8 Bad Education Models

As we consider (or ignore) the opportunity to rethink and re-imagine education, all of our worst ideas about what education actually is have come bubbling to the surface like hippopotamus farts in a stagnant pond. There are many bad ways to frame education, models that are damaging for students or simply twist education into unproductive shapes. Here are some of the worst.



The Empty Vessels

Students are just empty vessels, just a collection of inert, powerless, agency-free tubs into which teachers pour education like melted butter. It's important that the empty vessels hold still and avoid interfering with the process. Just sit there quietly and let us fill you up with this stuff, like empty manikins--certainly not like actual human beings or active participants in your education. 

Meat Widget Prep

Education is for turning out useful meat widgets who will be able to meet the needs of their future employers. The measure of whether or not something should be included in schooling is a simple question--would someone someday be willing to pay you for having this skill? If the answer is no, then we're just wasting time. Your education is not about you and your life--it's making you useful to corporate bosses.

Engineering 

Students are just little machines, and teaching is just science and engineering. If you do steps A, B and C exactly as the science tells you to, every single student will learn exactly what they're supposed to learn. Variations in success are the result of teachers not following the instructions exactly; this would probably go better if we just programmed a computer to do it. Humans are just big meat machines that can be operated like any other big machine.

The Data Stream

Follow the data. Students generate it, teachers respond to it, and administrators crunch it while never leaving their offices. Do not be distracted by the human beings involved in this activity; they simply generate a bunch of noise that will distract you from the pure, clear data. Just keep tweaking the system until the data generating units (formerly known as "students") have been properly coached by the data procurement units (formerly known as "teachers"). 

Consumer Good

Like a taco or a toaster, education is just a consumer good and students and their families are just customers. The mission of schools is to produce just enough of the product of just enough quality at the lowest possible cost and the highest possible price.

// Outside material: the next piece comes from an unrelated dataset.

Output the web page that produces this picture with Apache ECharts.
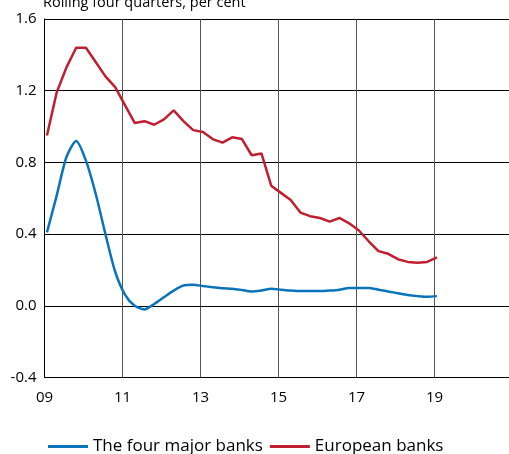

Public schools suck because they aren't subjected to the same kind of market forces that brought us the excellence of Big Macs and the Walmart clothing department. Tarting the concept up with terms like "deliverables" does not improve it. 

Osmotic Freedom

Put children in a rich environment and just let them, you know, be, and learn stuff. Teachers are just there to offer advice if anyone asks for it, and to help fix hardware problems should they arise. Otherwise, just let the students naturally soak up the education. Just go with the flow; students will be driven to higher levels of education just because.

Training Savages

Children are uncivilized little beasts and they have to be whipped into shape. Their every impulse must be tightly controlled, their behavior constantly monitored, and compliance regularly enforced. It's great if they learn some content stuff, but they by God better learn how to line up when told and how to keep their lips zipped until permitted to speak. Lean on them until they knuckle under and behave themselves properly--particularly the ones who really need it, the children of Those People.

Know Your Place

Look, people are destined for different stations in life. Not everyone needs to learn how to be a leader or the chef or the boss; we need followers and order-takers and people who do the grunt work they're told to do. Education is part of the process of sorting students into their rightful place, and if Those Peoples' Children could just learn to understand this, they wouldn't cause so much unnecessary commotion. 

These models of education, in large or small part, can inform the models for developing schools themselves--and not in a good way. You may well find someone using multiples of these, though probably not all of them at once. Avoid these models and strike them down whenever they rear their ugly heads.